*AVAILABLE DATA*:
'''
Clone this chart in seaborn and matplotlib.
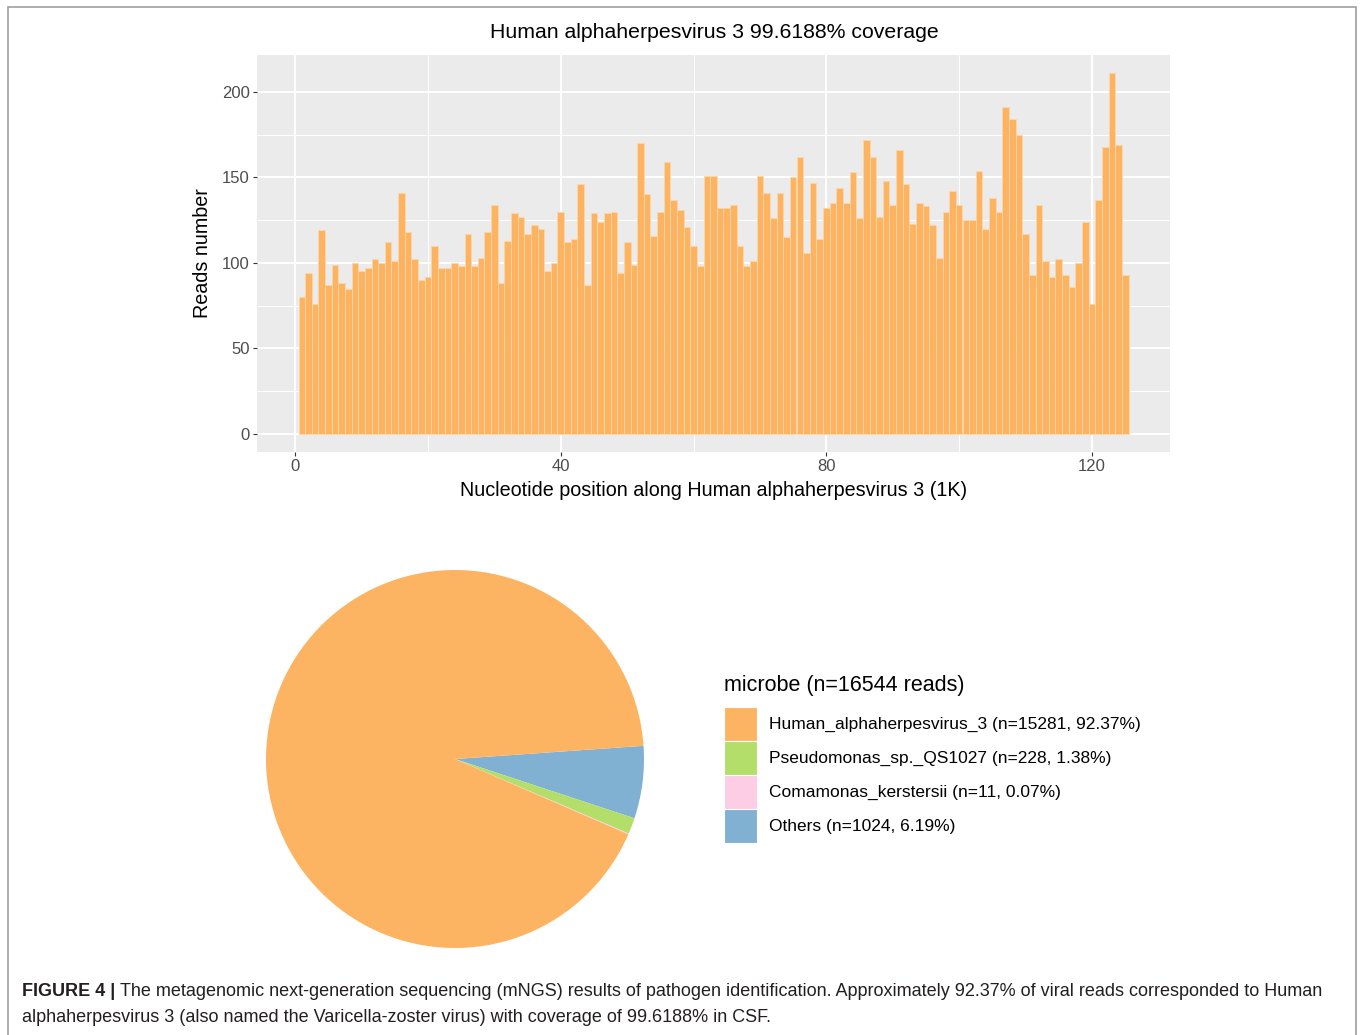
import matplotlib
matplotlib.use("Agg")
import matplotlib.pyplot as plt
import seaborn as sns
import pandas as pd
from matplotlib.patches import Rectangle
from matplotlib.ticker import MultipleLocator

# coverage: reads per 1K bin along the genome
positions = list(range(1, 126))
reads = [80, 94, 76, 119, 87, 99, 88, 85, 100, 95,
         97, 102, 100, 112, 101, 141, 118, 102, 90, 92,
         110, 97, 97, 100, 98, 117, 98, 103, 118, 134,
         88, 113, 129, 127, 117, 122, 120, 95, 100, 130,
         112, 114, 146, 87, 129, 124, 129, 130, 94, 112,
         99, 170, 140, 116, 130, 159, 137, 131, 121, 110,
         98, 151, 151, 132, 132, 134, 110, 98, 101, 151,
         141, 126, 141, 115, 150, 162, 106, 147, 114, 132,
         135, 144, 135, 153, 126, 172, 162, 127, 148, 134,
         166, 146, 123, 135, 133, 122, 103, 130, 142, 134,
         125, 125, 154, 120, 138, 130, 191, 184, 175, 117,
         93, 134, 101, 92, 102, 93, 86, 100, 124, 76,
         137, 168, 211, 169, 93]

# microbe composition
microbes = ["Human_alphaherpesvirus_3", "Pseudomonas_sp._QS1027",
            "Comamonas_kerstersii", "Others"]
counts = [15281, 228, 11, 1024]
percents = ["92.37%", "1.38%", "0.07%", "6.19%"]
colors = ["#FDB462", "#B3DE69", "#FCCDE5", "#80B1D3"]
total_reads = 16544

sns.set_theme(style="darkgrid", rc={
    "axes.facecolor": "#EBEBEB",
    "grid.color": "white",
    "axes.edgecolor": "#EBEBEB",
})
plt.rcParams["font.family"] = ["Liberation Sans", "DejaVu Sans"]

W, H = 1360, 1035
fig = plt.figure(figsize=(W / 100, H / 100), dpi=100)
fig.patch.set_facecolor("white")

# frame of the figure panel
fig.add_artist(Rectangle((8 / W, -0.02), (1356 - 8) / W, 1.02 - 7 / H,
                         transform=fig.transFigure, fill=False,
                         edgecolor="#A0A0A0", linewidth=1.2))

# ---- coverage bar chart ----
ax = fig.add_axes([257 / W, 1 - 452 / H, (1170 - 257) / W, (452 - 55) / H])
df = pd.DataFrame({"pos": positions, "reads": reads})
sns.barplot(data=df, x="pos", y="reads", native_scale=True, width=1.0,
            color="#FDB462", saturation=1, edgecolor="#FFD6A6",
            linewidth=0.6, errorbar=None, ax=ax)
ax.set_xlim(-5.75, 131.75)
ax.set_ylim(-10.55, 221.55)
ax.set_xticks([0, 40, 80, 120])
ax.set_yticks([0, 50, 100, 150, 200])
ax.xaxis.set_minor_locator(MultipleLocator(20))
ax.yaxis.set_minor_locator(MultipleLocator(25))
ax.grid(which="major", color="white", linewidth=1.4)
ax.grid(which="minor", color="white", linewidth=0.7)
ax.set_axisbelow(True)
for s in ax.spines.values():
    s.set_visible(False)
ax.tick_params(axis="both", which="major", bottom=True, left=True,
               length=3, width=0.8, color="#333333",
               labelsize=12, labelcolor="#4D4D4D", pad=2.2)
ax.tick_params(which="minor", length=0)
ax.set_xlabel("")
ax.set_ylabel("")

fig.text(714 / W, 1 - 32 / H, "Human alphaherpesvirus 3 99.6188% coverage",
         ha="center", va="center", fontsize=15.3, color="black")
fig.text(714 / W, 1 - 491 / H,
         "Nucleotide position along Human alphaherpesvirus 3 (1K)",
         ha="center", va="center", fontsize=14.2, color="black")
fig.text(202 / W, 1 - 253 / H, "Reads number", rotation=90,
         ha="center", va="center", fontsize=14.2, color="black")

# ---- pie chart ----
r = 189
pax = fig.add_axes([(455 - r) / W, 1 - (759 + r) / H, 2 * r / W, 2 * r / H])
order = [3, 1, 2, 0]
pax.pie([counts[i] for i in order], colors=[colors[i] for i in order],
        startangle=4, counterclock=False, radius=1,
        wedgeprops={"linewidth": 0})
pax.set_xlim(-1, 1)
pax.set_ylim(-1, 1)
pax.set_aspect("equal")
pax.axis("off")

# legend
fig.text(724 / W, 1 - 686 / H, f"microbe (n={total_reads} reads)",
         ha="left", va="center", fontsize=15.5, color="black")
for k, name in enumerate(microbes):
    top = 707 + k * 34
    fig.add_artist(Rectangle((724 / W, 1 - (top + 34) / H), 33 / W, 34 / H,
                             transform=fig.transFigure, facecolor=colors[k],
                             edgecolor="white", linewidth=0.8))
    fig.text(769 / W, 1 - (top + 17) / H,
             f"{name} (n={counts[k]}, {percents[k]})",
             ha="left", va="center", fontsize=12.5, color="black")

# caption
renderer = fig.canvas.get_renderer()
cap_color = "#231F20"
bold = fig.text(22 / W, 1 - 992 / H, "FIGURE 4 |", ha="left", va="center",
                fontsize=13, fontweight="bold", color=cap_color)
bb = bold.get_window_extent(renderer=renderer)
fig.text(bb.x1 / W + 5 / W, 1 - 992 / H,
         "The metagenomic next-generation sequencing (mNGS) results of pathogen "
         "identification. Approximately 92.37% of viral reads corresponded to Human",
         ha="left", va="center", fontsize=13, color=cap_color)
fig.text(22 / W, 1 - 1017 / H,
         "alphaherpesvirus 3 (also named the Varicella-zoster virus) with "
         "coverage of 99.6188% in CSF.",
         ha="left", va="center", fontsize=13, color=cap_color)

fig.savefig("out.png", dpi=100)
'''
*SHORT TASK*: Pictures stay out. Repeat only the lines from the beginning of the data through the line that has "137, 168, 211, 169, 93]".

*THE SOLUTION*:
Clone this chart in seaborn and matplotlib.
import matplotlib
matplotlib.use("Agg")
import matplotlib.pyplot as plt
import seaborn as sns
import pandas as pd
from matplotlib.patches import Rectangle
from matplotlib.ticker import MultipleLocator

# coverage: reads per 1K bin along the genome
positions = list(range(1, 126))
reads = [80, 94, 76, 119, 87, 99, 88, 85, 100, 95,
         97, 102, 100, 112, 101, 141, 118, 102, 90, 92,
         110, 97, 97, 100, 98, 117, 98, 103, 118, 134,
         88, 113, 129, 127, 117, 122, 120, 95, 100, 130,
         112, 114, 146, 87, 129, 124, 129, 130, 94, 112,
         99, 170, 140, 116, 130, 159, 137, 131, 121, 110,
         98, 151, 151, 132, 132, 134, 110, 98, 101, 151,
         141, 126, 141, 115, 150, 162, 106, 147, 114, 132,
         135, 144, 135, 153, 126, 172, 162, 127, 148, 134,
         166, 146, 123, 135, 133, 122, 103, 130, 142, 134,
         125, 125, 154, 120, 138, 130, 191, 184, 175, 117,
         93, 134, 101, 92, 102, 93, 86, 100, 124, 76,
         137, 168, 211, 169, 93]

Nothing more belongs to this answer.